Widely considered to be the foundational text of the American landscape tradition, Emerson’s Nature urges Americans to value and immerse themselves in their country’s nature, and to to build a new, distinctly American culture from it.

Emerson’s Nature and the Artists book is a kind of concept album-as-book in which Green does many things at once, including:

● Arguing that Ralph Waldo Emerson’s landmark 1836 Nature, perhaps the most influential non-fiction book of America’s nineteenth century, was significantly informed – and motivated – by Emerson’s study of American art, and that Nature, in turn, enormously informed the next 100 years of American art.

● Examining how Emerson joined his whackadoodle Anglo-Saxon white race theory to his ideas about American nature in ways that baked whiteness into the American landscape tradition.

● Offering essays that examine the concurrent production of Nature and Thomas Cole’s great The Oxbow; and that suggests how American dadaists and precisionists made direct, often cheeky addresses of Emerson and Nature.

● Presenting about 70 artworks that Green argues were informed by Nature’s most important ideas. They’ll be offered in-line with the complete 15,000-word text of Nature, along with Green’s critical analysis.

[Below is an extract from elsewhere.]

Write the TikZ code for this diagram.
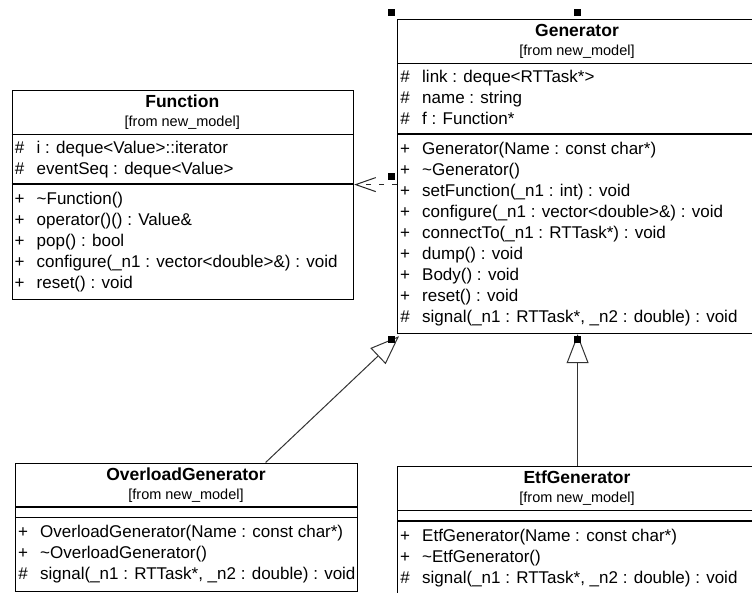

Every artwork in the book has been made available by art museums and libraries with open-access policies. In Nature, Emerson defined “landscape” as a public commons, a definition that would inform, among many subsequent developments, including the Civil War-era invention of the national park at Yosemite. In using only works museums and libraries have made available under open access, Green underscores how such policies are an adaptation of Emerson’s anti-capitalist public commons idea to the digital sphere.